Художник: Лера Чуйкова
История – это правда, которая становится ложью.
Миф – это ложь, которая становится правдой.
Жан Кокто
История из жизни во имя острого сюжета преображается в неузнаваемую историю. Мифы придумываются, но их принимают за правду. В мифе тотального кино создание образа, тождественного реальности не оставляет сомнения, что зритель поверит в увиденное и у него не закрадется сомнение, что перед ним миф.
«Самое «реалистичное» использование кинокамеры включает в себя дискретное изображение пространства в той мере, в какой киноповествование имеет «синтаксис», состоящий из ритма соединений и разъединений», – писала С. Сонтаг в эссе «Театр и кино». Почему зарождающееся кино стало стремиться к мифу интегрального реализма, если в театре существовала условность и не было задачи стереть ощущение, что происходящее на сцене происходит и в реальности?
Кинематограф пытается отойти от копирования театральных представлений, отодвигая театральную традицию и игру «настоящим» миром, в котором образ скопирован с реальности.
Искусство делает из реальности реальное. В рамках художественного пространства есть своя реальность, а за ней стоит реальное – возникающие образы и ассоциации, эмоции от воспринятого. Миф тотального кино стремится сравнять реальное с реальностью, а это может привести к катастрофе обесценивания искусства, которое пытается убить художественную реальность реальным.
Миф интегрального реализма можно сопоставить с легендой об Апеллесе. Апеллес так изумительно написал красками гроздь винограда, что воробьи обманывались и слетались на картину. Б. Балаш в книге «Становление и сущность нового искусства» пишет, что эта легенда умалчивает о том, удалось ли воробьям насытиться этим виноградом. Ведь это была лишь картина, изображение. Пусть оно казалось гроздьями винограда, все равно действительностью это не было. Так же и в интегральном реализме: автор может создать образ реальности тождественный самой реальности, но зритель не сможет им впечатлиться так, как впечатляется альтернативной художественной и одухотворяющей реальностью так, как птицы не могут насытиться нарисованным виноградом.

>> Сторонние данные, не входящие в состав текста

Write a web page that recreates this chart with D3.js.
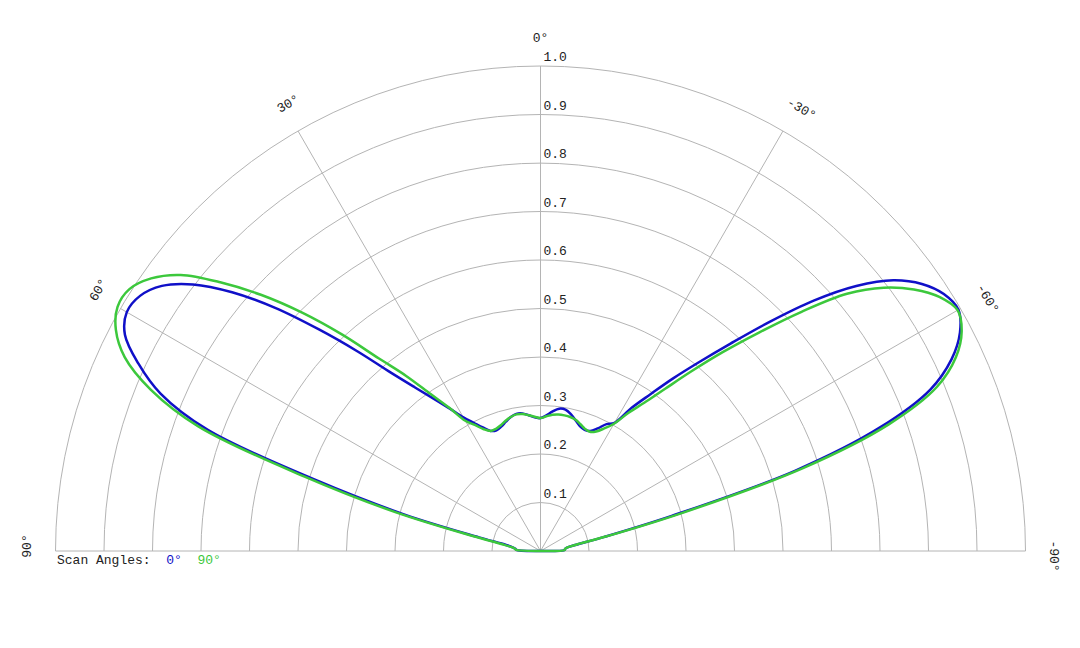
<!doctype html>
<html lang="en">
<head>
  <meta charset="utf-8">
  <title>Polar pattern</title>
  <script type="text/javascript" src="https://cdnjs.cloudflare.com/ajax/libs/d3/7.8.5/d3.min.js"></script>
  <style>
    body { margin: 0; background: #fff; }
    text { font-family: "Courier New", "Liberation Mono", monospace; font-size: 13px; fill: #222; }
  </style>
</head>
<body>
<svg width="1080" height="648" id="svg"></svg>

<script type="text/javascript">

  // angles in degrees, positive = left of broadside
  var angles = [
    -90, -87.5, -85, -82.5, -80, -77.5, -75, -72.5, -70, -67.5, -65, -62.5,
    -60, -57.5, -55, -52.5, -50, -47.5, -45, -42.5, -40, -37.5, -35, -32.5,
    -30, -27.5, -25, -22.5, -20, -17.5, -15, -12.5, -10, -7.5, -5, -2.5,
    0,
    2.5, 5, 7.5, 10, 12.5, 15, 17.5, 20, 22.5, 25, 27.5, 30,
    32.5, 35, 37.5, 40, 42.5, 45, 47.5, 50, 52.5, 55, 57.5, 60,
    62.5, 65, 67.5, 70, 72.5, 75, 77.5, 80, 82.5, 85, 87.5, 90
  ];

  // scan angle 0
  var scan0 = [
    0, 0.05, 0.051, 0.056, 0.075, 0.135, 0.28, 0.55, 0.745, 0.87, 0.935, 0.975,
    0.995, 0.986, 0.96, 0.917, 0.85, 0.764, 0.668, 0.58, 0.508, 0.448, 0.394, 0.35,
    0.305, 0.295, 0.279, 0.268, 0.266, 0.27, 0.279, 0.289, 0.296, 0.296, 0.289, 0.28,
    0.274,
    0.276, 0.281, 0.286, 0.287, 0.283, 0.276, 0.269, 0.265, 0.268, 0.281, 0.298, 0.318,
    0.348, 0.383, 0.425, 0.48, 0.558, 0.646, 0.742, 0.83, 0.903, 0.953, 0.979, 0.985,
    0.966, 0.915, 0.848, 0.73, 0.485, 0.29, 0.13, 0.072, 0.058, 0.052, 0.05, 0
  ];

  // scan angle 90
  var scan90 = [
    0, 0.05, 0.051, 0.056, 0.075, 0.14, 0.30, 0.565, 0.765, 0.885, 0.945, 0.979,
    0.993, 0.975, 0.94, 0.892, 0.825, 0.73, 0.637, 0.556, 0.483, 0.421, 0.373, 0.338,
    0.303, 0.285, 0.272, 0.266, 0.268, 0.274, 0.28, 0.283, 0.284, 0.284, 0.282, 0.278,
    0.274,
    0.277, 0.281, 0.285, 0.286, 0.283, 0.278, 0.272, 0.268, 0.268, 0.277, 0.293, 0.31,
    0.35, 0.395, 0.455, 0.518, 0.605, 0.695, 0.782, 0.862, 0.935, 0.98, 1.005, 1.007,
    0.987, 0.946, 0.87, 0.75, 0.51, 0.31, 0.145, 0.08, 0.06, 0.053, 0.05, 0
  ];

  var ringTicks = [0.1, 0.2, 0.3, 0.4, 0.5, 0.6, 0.7, 0.8, 0.9, 1.0];
  var spokeAngles = [-60, -30, 0, 30, 60];
  var labelAngles = [0, 30, -30, 60, -60, 90, -90];

  var series = [
    { name: '0\u00b0', values: scan0, color: '#1010c8' },
    { name: '90\u00b0', values: scan90, color: '#3cc83c' }
  ];

  var cx = 540.5, cy = 551, R = 485;

  var r = d3.scaleLinear().domain([0, 1]).range([0, R]);
  // d3 angle: 0 = up, clockwise; our positive angles go left
  var a = function(deg) { return -deg * Math.PI / 180; };

  var svg = d3.select('#svg');
  var g = svg.append('g').attr('transform', 'translate(' + cx + ',' + cy + ')');

  var grid = g.append('g')
    .attr('fill', 'none')
    .attr('stroke', '#b4b4b4')
    .attr('stroke-width', 1);

  grid.selectAll('path.ring')
    .data(ringTicks)
    .enter()
    .append('path')
    .attr('class', 'ring')
    .attr('d', function(d) {
      var rr = r(d);
      return 'M' + (-rr) + ',0A' + rr + ',' + rr + ' 0 0,1 ' + rr + ',0';
    });

  grid.append('line')
    .attr('x1', -r(1)).attr('x2', r(1))
    .attr('y1', 0).attr('y2', 0);

  grid.selectAll('line.spoke')
    .data(spokeAngles)
    .enter()
    .append('line')
    .attr('class', 'spoke')
    .attr('x1', 0).attr('y1', 0)
    .attr('x2', function(d) { return r(1) * Math.sin(a(d)); })
    .attr('y2', function(d) { return -r(1) * Math.cos(a(d)); });

  // ring value labels
  g.append('g')
    .selectAll('text')
    .data(ringTicks)
    .enter()
    .append('text')
    .attr('x', 3)
    .attr('y', function(d) { return -r(d) - 5; })
    .text(d3.format('.1f'));

  // angle labels
  g.append('g')
    .selectAll('text')
    .data(labelAngles)
    .enter()
    .append('text')
    .attr('text-anchor', 'middle')
    .attr('dominant-baseline', 'central')
    .attr('transform', function(d) {
      var rr = r(1) + 28;
      var x = rr * Math.sin(a(d)), y = -rr * Math.cos(a(d));
      return 'translate(' + x + ',' + y + ') rotate(' + (-d) + ')';
    })
    .attr('dx', function(d) { return d === 0 ? 0 : 5; })
    .text(function(d) { return d + '\u00b0'; });

  var line = d3.lineRadial()
    .angle(function(d, i) { return a(angles[i]); })
    .radius(function(d) { return r(d); })
    .curve(d3.curveCatmullRom.alpha(0.5));

  g.append('g')
    .selectAll('path')
    .data(series)
    .enter()
    .append('path')
    .attr('d', function(d) { return line(d.values); })
    .attr('fill', 'none')
    .attr('stroke', function(d) { return d.color; })
    .attr('stroke-width', 2.5)
    .attr('stroke-linejoin', 'round');

  // legend
  var legend = svg.append('text')
    .attr('x', 57)
    .attr('y', 564)
    .attr('xml:space', 'preserve')
    .style('white-space', 'pre');

  legend.append('tspan').text('Scan Angles:  ');
  series.forEach(function(s, i) {
    legend.append('tspan')
      .style('fill', s.color)
      .text(s.name + (i < series.length - 1 ? '  ' : ''));
  });

</script>
</body>
</html>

Искусство должно быть пропущено через призму собственного восприятия и обладать гипнозом – невообразимой и неизведанной магией, которой реальность интегрального мифа не обладает.
Б. Балаш пишет, что европеец, созерцая художественное произведение, воспринимает внутренне пространство картины с его замкнутой экспозицией как совершенно недоступное пространство. В восточной же культуре бытуют мифы о том, что художник может сам зайти в свою картину и пропасть там навсегда. Скорее всего, миф интегрального реализма больше нужен европейскому зрителю, восточный же зритель не нуждается в том, чтобы действительность была показана на экране. Ему будет достаточно выйти на улицу, а не смотреть через экран. Европейский же зритель требует доказательств. Его воображение не может перенестись в картину, такого не существует, а значит картина сама (в данном случае реальность) переносится к зрителю с помощью мифа тотального кино. Но смотреть через экран на образ реальности все равно что представлять себя сытым, даже не притронувшись к еде. Этот миф быстро развеивается в будущем.
В миф о тотальным кино нельзя поверить надолго, но можно обмануться. Синопсис киноповествования будет напоминать моргание глаз, но человек не сможет абсолютно поверить и любить реальность, в которой все так же подробно, как в действительности, но есть отличие – его самого там нет. Этому мифу правдой стать не суждено.